Living in Maine.
These are the best of times if you accept, adjust, adapt, and creatively do the best you can with a positive spirit. When you grow up in rural Maine, being resourceful and collectively as a community tackling change happens. If this is your first setback, life is harder. These can be the good old days twenty years from now. Never discount that the going could get tougher before it improves or is predictable right?
Is life easy or hard or meh?
If you were taught to look for bumps in the road, to expect them, not be surprised. Being eagle eyed and aware. Learning how to make the most of events. If you can do that, you will be better off than most. An optimistic approach to life gives you and others around you hope, helps to keep the faith and to expect change. You stay optimistic when you daily remind yourself, when you give thanks and are grateful for others in your life. You become way way more aware of what is happening around you in nature. The wildlife get noticed and have a daily roll in your entertainment and fulfillment in Maine.
When you are spoiled and don’t worry about others around you, you wear a thick life darkening blindfold.
You are not an asset to your small Maine town. We are all in this together is how the tides life up the small Maine community.

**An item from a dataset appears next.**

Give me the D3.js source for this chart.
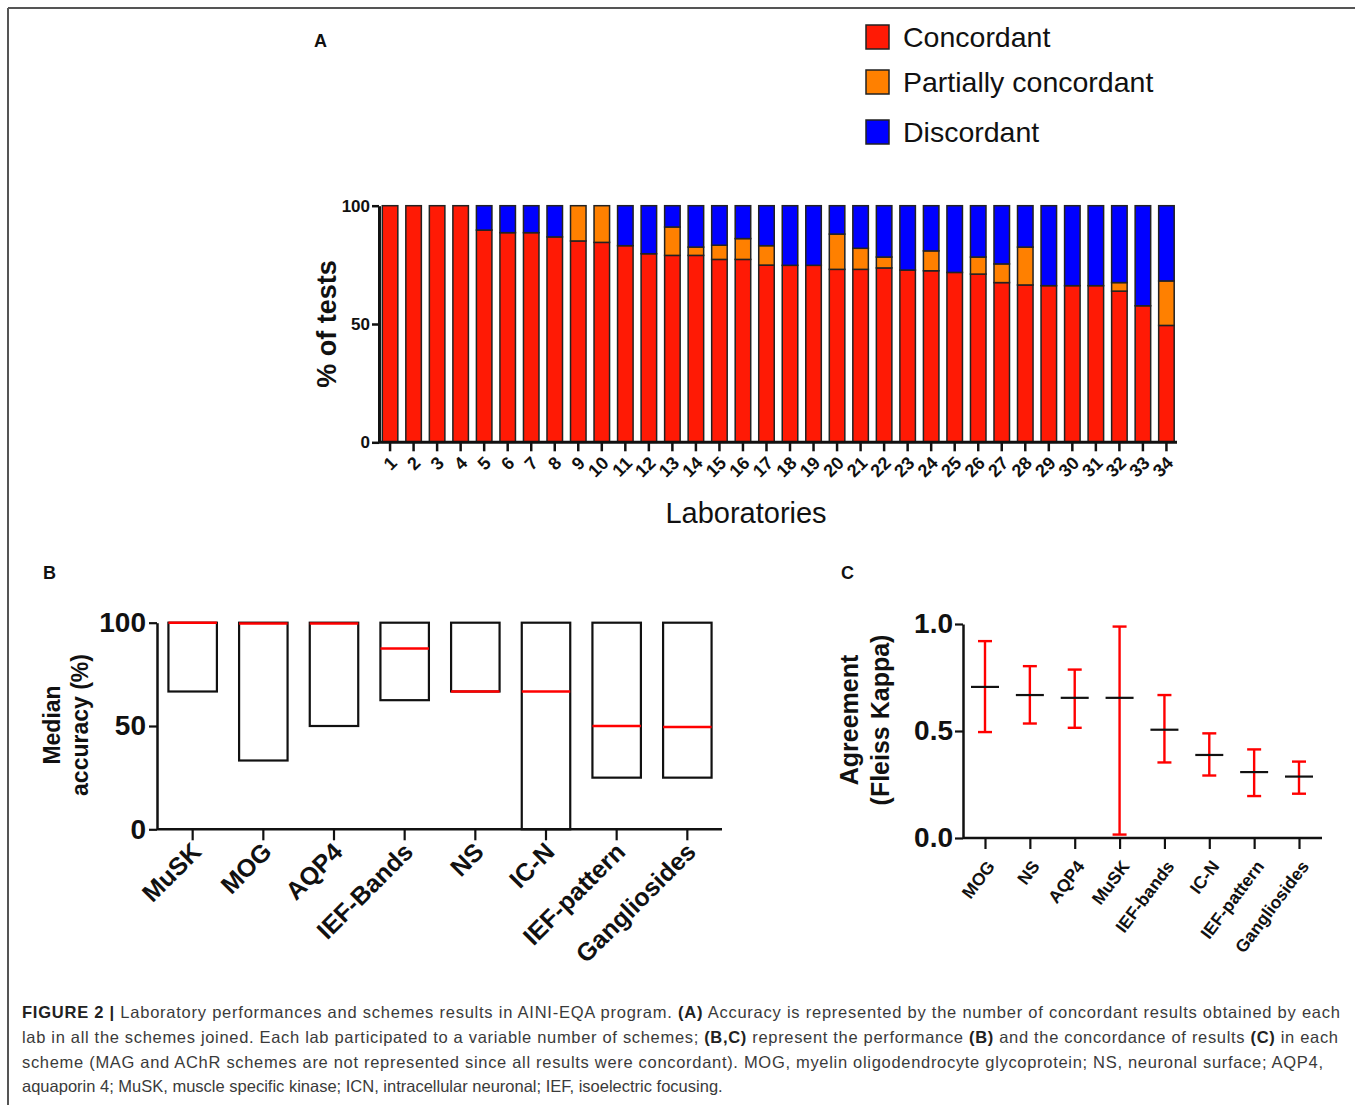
<!DOCTYPE html>
<html>
<head>
<meta charset="utf-8">
<script src="https://cdn.jsdelivr.net/npm/d3@7"></script>
<style>
  html, body { margin: 0; padding: 0; background: #fff; }
  svg { display: block; }
  text { font-family: "Liberation Sans", Arial, Helvetica, sans-serif; }
</style>
</head>
<body>
<svg id="chart" width="1355" height="1105"></svg>
<script>
// ---------------- Data ----------------
// Panel A
const labs = d3.range(1, 35).map(String);
const seriesNames = ["Concordant", "Partially concordant", "Discordant"];
const seriesColors = ["#ff1a05", "#ff8000", "#0000ff"];
const concordant = [100,100,100,100,89.7,88.6,88.6,86.8,85.1,84.5,83.1,79.7,79.0,79.0,77.3,77.3,
                    74.9,74.8,74.8,73.1,73.1,73.7,72.8,72.5,71.8,71.1,67.5,66.5,66.2,66.2,66.2,63.9,57.7,49.4];
const partial    = [0,0,0,0,0,0,0,0,14.9,15.5,0,0,12.0,3.5,6.0,8.8,
                    8.2,0,0,14.9,8.9,4.6,0,8.4,0,7.2,7.9,16.0,0,0,0,3.6,0,18.8];
const discordant = [0,0,0,0,10.3,11.4,11.4,13.2,0,0,16.9,20.3,9.0,17.5,16.7,13.9,
                    16.9,25.2,25.2,12.0,18.0,21.7,27.2,19.1,28.2,21.7,24.6,17.5,33.8,33.8,33.8,32.5,42.3,31.8];
const ticksA = [0, 50, 100];

// Panel B
const schemesB = ["MuSK", "MOG", "AQP4", "IEF-Bands", "NS", "IC-N", "IEF-pattern", "Gangliosides"];
const minB     = [66.7, 33.3, 50, 62.5, 66.7, 0, 25, 25];
const maxB     = [100, 100, 100, 100, 100, 100, 100, 100];
const medianB  = [100, 99.6, 99.6, 87.5, 66.7, 66.7, 50, 49.5];
const ticksB = [0, 50, 100];

// Panel C
const schemesC = ["MOG", "NS", "AQP4", "MuSK", "IEF-bands", "IC-N", "IEF-pattern", "Gangliosides"];
const kappa    = [0.706, 0.668, 0.655, 0.655, 0.506, 0.388, 0.308, 0.287];
const lowC     = [0.495, 0.535, 0.515, 0.016, 0.353, 0.292, 0.196, 0.207];
const highC    = [0.920, 0.803, 0.787, 0.988, 0.668, 0.489, 0.414, 0.357];
const ticksC = [0.0, 0.5, 1.0];

// Caption
const captionLines = [
  [["FIGURE 2 | ", true], ["Laboratory performances and schemes results in AINI-EQA program. ", false], ["(A)", true], [" Accuracy is represented by the number of concordant results obtained by each", false]],
  [["lab in all the schemes joined. Each lab participated to a variable number of schemes; ", false], ["(B,C)", true], [" represent the performance ", false], ["(B)", true], [" and the concordance of results ", false], ["(C)", true], [" in each", false]],
  [["scheme (MAG and AChR schemes are not represented since all results were concordant). MOG, myelin oligodendrocyte glycoprotein; NS, neuronal surface; AQP4,", false]],
  [["aquaporin 4; MuSK, muscle specific kinase; ICN, intracellular neuronal; IEF, isoelectric focusing.", false]]
];

// ---------------- Drawing ----------------
const svg = d3.select("#chart");

// frame
svg.append("line").attr("x1", 8).attr("y1", 8).attr("x2", 1355).attr("y2", 8)
   .attr("stroke", "#555").attr("stroke-width", 2);
svg.append("line").attr("x1", 8).attr("y1", 8).attr("x2", 8).attr("y2", 1105)
   .attr("stroke", "#555").attr("stroke-width", 2);

function panelLabel(t, x, y) {
  svg.append("text").attr("x", x).attr("y", y).text(t)
     .attr("font-size", 18).attr("font-weight", "bold").attr("fill", "#111");
}
panelLabel("A", 314, 47);
panelLabel("B", 43, 579);
panelLabel("C", 841, 579);

// ===== Panel A =====
(function() {
  const x = d3.scaleBand().domain(labs).range([382.3, 1174.2]).paddingInner(0.34).paddingOuter(0);
  const y = d3.scaleLinear().domain([0, 100]).range([442.3, 205.7]);
  const rows = labs.map((l, i) => ({lab: l, Concordant: concordant[i], "Partially concordant": partial[i], Discordant: discordant[i]}));
  const stack = d3.stack().keys(seriesNames)(rows);
  const g = svg.append("g");
  stack.forEach((s, si) => {
    g.append("g").selectAll("rect").data(s.filter(d => d[1] - d[0] > 0)).join("rect")
      .attr("x", d => x(d.data.lab))
      .attr("width", x.bandwidth())
      .attr("y", d => y(d[1]))
      .attr("height", d => y(d[0]) - y(d[1]))
      .attr("fill", seriesColors[si])
      .attr("stroke", "#222").attr("stroke-width", 1.5);
  });
  // y axis
  const ya = g.append("g").attr("transform", "translate(379,0)")
    .call(d3.axisLeft(y).tickValues(ticksA).tickSize(7).tickSizeOuter(0).tickPadding(2));
  ya.select(".domain").attr("stroke-width", 3).attr("stroke", "#111");
  ya.selectAll(".tick line").attr("stroke-width", 2.5).attr("stroke", "#111");
  ya.selectAll(".tick text").attr("font-size", 17).attr("font-weight", "bold").attr("fill", "#111")
    .attr("font-family", "Liberation Sans, Arial, sans-serif");
  // x axis
  const xa = g.append("g").attr("transform", "translate(0,442.3)")
    .call(d3.axisBottom(x).tickSize(9).tickSizeOuter(0).tickPadding(0));
  xa.select(".domain").attr("d", "M378,0H1177").attr("stroke-width", 3).attr("stroke", "#111");
  xa.selectAll(".tick line").attr("stroke-width", 2.5).attr("stroke", "#111");
  xa.selectAll(".tick text")
    .attr("font-size", 18).attr("font-weight", "bold").attr("fill", "#111")
    .attr("font-family", "Liberation Sans, Arial, sans-serif")
    .attr("text-anchor", "end").attr("dy", "0.75em")
    .attr("transform", "translate(-8,6) rotate(-45)");
  // axis titles
  g.append("text").attr("transform", "translate(336,324) rotate(-90)")
    .attr("text-anchor", "middle").attr("font-size", 27).attr("font-weight", "bold").attr("fill", "#111")
    .text("% of tests");
  g.append("text").attr("x", 746).attr("y", 523).attr("text-anchor", "middle")
    .attr("font-size", 29).attr("fill", "#111").text("Laboratories");
  // legend
  const legY = [37, 82, 132];
  seriesNames.forEach((n, i) => {
    g.append("rect").attr("x", 866).attr("y", legY[i] - 12).attr("width", 23).attr("height", 24)
      .attr("fill", seriesColors[i]).attr("stroke", "#222").attr("stroke-width", 1.5);
    g.append("text").attr("x", 903).attr("y", legY[i]).attr("dy", "0.36em")
      .attr("font-size", 28.5).attr("fill", "#111").text(n);
  });
})();

// ===== Panel B =====
(function() {
  const x = d3.scaleBand().domain(schemesB).range([155, 725]).paddingInner(0.314).paddingOuter(0.19);
  const y = d3.scaleLinear().domain([0, 100]).range([829.3, 622.7]);
  const g = svg.append("g");
  const rows = schemesB.map((s, i) => ({s, lo: minB[i], hi: maxB[i], med: medianB[i]}));
  g.selectAll("rect.box").data(rows).join("rect").attr("class", "box")
    .attr("x", d => x(d.s)).attr("width", x.bandwidth())
    .attr("y", d => y(d.hi)).attr("height", d => y(d.lo) - y(d.hi))
    .attr("fill", "none").attr("stroke", "#111").attr("stroke-width", 2.2);
  g.selectAll("line.med").data(rows).join("line").attr("class", "med")
    .attr("x1", d => x(d.s)).attr("x2", d => x(d.s) + x.bandwidth())
    .attr("y1", d => y(d.med)).attr("y2", d => y(d.med))
    .attr("stroke", "#ff0000").attr("stroke-width", 2.6);
  const ya = g.append("g").attr("transform", "translate(157,0)")
    .call(d3.axisLeft(y).tickValues(ticksB).tickSize(8).tickSizeOuter(0).tickPadding(3));
  ya.select(".domain").attr("stroke-width", 2.5).attr("stroke", "#111");
  ya.selectAll(".tick line").attr("stroke-width", 2.2).attr("stroke", "#111");
  ya.selectAll(".tick text").attr("font-size", 28).attr("font-weight", "bold").attr("fill", "#111")
    .attr("font-family", "Liberation Sans, Arial, sans-serif");
  const xa = g.append("g").attr("transform", "translate(0,829.3)")
    .call(d3.axisBottom(x).tickSize(11).tickSizeOuter(0).tickPadding(0));
  xa.select(".domain").attr("d", "M157,0H722").attr("stroke-width", 2.5).attr("stroke", "#111");
  xa.selectAll(".tick line").attr("stroke-width", 2.2).attr("stroke", "#111");
  xa.selectAll(".tick text")
    .attr("font-size", 25).attr("font-weight", "bold").attr("fill", "#111")
    .attr("font-family", "Liberation Sans, Arial, sans-serif")
    .attr("text-anchor", "end").attr("dy", "0.75em")
    .attr("transform", "translate(-11,3) rotate(-45)");
  const t = g.append("text").attr("transform", "translate(66,725) rotate(-90)")
    .attr("text-anchor", "middle").attr("font-size", 23).attr("font-weight", "bold").attr("fill", "#111");
  t.append("tspan").attr("x", 0).attr("dy", "-0.25em").text("Median");
  t.append("tspan").attr("x", 0).attr("dy", "1.2em").text("accuracy (%)");
})();

// ===== Panel C =====
(function() {
  const x = d3.scalePoint().domain(schemesC).range([985, 1299]);
  const y = d3.scaleLinear().domain([0, 1]).range([838, 624]);
  const g = svg.append("g");
  const rows = schemesC.map((s, i) => ({s, k: kappa[i], lo: lowC[i], hi: highC[i]}));
  const cx = d => x(d.s);
  g.selectAll("line.err").data(rows).join("line").attr("class", "err")
    .attr("x1", cx).attr("x2", cx).attr("y1", d => y(d.lo)).attr("y2", d => y(d.hi))
    .attr("stroke", "#ff0000").attr("stroke-width", 2.4);
  ["lo", "hi"].forEach(k => {
    g.selectAll("line.cap" + k).data(rows).join("line").attr("class", "cap" + k)
      .attr("x1", d => cx(d) - 7).attr("x2", d => cx(d) + 7)
      .attr("y1", d => y(d[k])).attr("y2", d => y(d[k]))
      .attr("stroke", "#ff0000").attr("stroke-width", 2.4);
  });
  g.selectAll("line.mean").data(rows).join("line").attr("class", "mean")
    .attr("x1", d => cx(d) - 14).attr("x2", d => cx(d) + 14)
    .attr("y1", d => y(d.k)).attr("y2", d => y(d.k))
    .attr("stroke", "#111").attr("stroke-width", 2.2);
  const ya = g.append("g").attr("transform", "translate(963,0)")
    .call(d3.axisLeft(y).tickValues(ticksC).tickFormat(d3.format(".1f")).tickSize(8).tickSizeOuter(0).tickPadding(2));
  ya.select(".domain").attr("stroke-width", 2.5).attr("stroke", "#111");
  ya.selectAll(".tick line").attr("stroke-width", 2.2).attr("stroke", "#111");
  ya.selectAll(".tick text").attr("font-size", 28).attr("font-weight", "bold").attr("fill", "#111")
    .attr("font-family", "Liberation Sans, Arial, sans-serif");
  const xa = g.append("g").attr("transform", "translate(0,838)")
    .call(d3.axisBottom(x).tickSize(11).tickSizeOuter(0).tickPadding(0));
  xa.select(".domain").attr("d", "M963,0H1322").attr("stroke-width", 2.5).attr("stroke", "#111");
  xa.selectAll(".tick line").attr("stroke-width", 2.2).attr("stroke", "#111");
  xa.selectAll(".tick text")
    .attr("font-size", 17.5).attr("font-weight", "bold").attr("fill", "#111")
    .attr("font-family", "Liberation Sans, Arial, sans-serif")
    .attr("text-anchor", "end").attr("dy", "0.75em")
    .attr("transform", "translate(-9,14) rotate(-53)");
  const t = g.append("text").attr("transform", "translate(864,720) rotate(-90)")
    .attr("text-anchor", "middle").attr("font-size", 25).attr("font-weight", "bold").attr("fill", "#111");
  t.append("tspan").attr("x", 0).attr("dy", "-0.25em").text("Agreement");
  t.append("tspan").attr("x", 0).attr("dy", "1.25em").text("(Fleiss Kappa)");
})();

// ===== Caption =====
(function() {
  const baseY = [1018, 1043, 1068, 1092];
  const widths = [1318, 1316, 1301, null];
  captionLines.forEach((parts, i) => {
    const t = svg.append("text").attr("x", 22).attr("y", baseY[i])
      .attr("font-size", 16.5).attr("fill", "#3a3a3a");
    parts.forEach(([s, b]) => {
      t.append("tspan").text(s).attr("font-weight", b ? "bold" : "normal").attr("fill", b ? "#222" : "#3a3a3a");
    });
    if (widths[i]) t.attr("textLength", widths[i]).attr("lengthAdjust", "spacing");
  });
})();
</script>
</body>
</html>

Having faith and channeling physical and mental energies into efforts that will help yourself and others is the best course of action.
Would you be better off living somewhere else means some areas will suffer hardships, others get through the adjustment piece of cake.
COVID19 can make a person have a serious heart to heart with the guy or gal in the mirror. Change is part of life. Self inflicted change makes it easier to roll with the punches and accept adjustment. Surprises get swallowed easier when you expect them. If you don’t think the way life is unfolding should be happening to you, you forget and no longer care that others are in the same boat. Or that may have it much worse than you.
Many preach we all need to strive for a simpler life.
But the bigger question is why do we complicate and clutter it? Is something missing in your life? Do you feel fulfilled or no matter how good things are rolling, you have a capacity to find fault? To wish for more instead of being grateful for how lucky you are with what you already have. Do you want to be happy? Is full of joy a textbook definition but not in your opinion a real world expectation? Based on what you were taught by others close to you growing up around you, have you seen the power of just what a positive attitude can accomplish?
The COVID19’s coronavirus pandemic like any setback should make you and I take inventory of what I need to do for more than mere survival.
Wanting to to more than just get by but to help your community is something we all strive to do in small Maine communities. Maybe life is a little harder and we are a tad more self reliant rather than expecting others to help us carry the load. But that strain and daily stress is what keeps you in the real World game when real change comes along.
What if I lost my job, if health failed, a fire wiped everything out?
Taking precautions to minimize the chances of a total wipe out is part of the insurance. But living below your means so you have a little nest egg to carry you through should be part of the gig. Not expecting someone, anyone else or a government institution to swoop in and fix the problem helps empower you. To be more in charge of your destiny and quality of life.
I feel badly for folks jammed in a city setting that don’t live in Maine.
It must be hard watching life around you tighten up and lots of what you loved about where you live dry up and stall. But when social distancing is easier because we are populated 11 to a mile,
when what we do for fun is not heavily dollar based, life in rural Maine makes for a better back drop. Living simpler is easier when you are just grateful to have shelter, to live where you enjoy amazing sunrises, spectacular sunsets and it is lower cost to hang your hat in rural Maine.
COVID19 forces a person to seriously examine where I live and why.
Many are eyeballing Maine as the next stop. What you need out of life changes with or without a coronavirus or an edgy country sharply divided right down the middle. Where do I want to live and what can I do to improve my surroundings for me, my family, for others in the community? I believe you can do so much good in a small Maine community and the reward is great.
Many are making the transition to Maine for what we don’t have.
Traffic, crime, insincerity, pollution. For the long list of what we do that is not longer available in the city landscape or never was. Space, trails, hideaways below radar. When you see others step up to do more and a possess a strong consistent concern for others around you.
Maine simple living frees up a person in many ways.
Pitching in and working collectively. That is one beautiful experience because no one person could pull it off without the combined community segments firing on all the cylinders behind the drive to do the right thing. Everyone on the same page creates no sour notes and their more harmonious major not minor chords.
How are you making out?
How’s life treating you? Figure you have it better than most? Is it like last call and the bright lights suddenly came on. The proprietor putting turned over chairs up on tables and making hand motions to propel you to the parking lot door? Muttering more than once “Last call”. Then “We don’t care where you go but you can not stay here”.
Time to float or fly?
Where would you go if you did not live where you do now? Have you been thinking Maine makes sense for a part time, full time investment?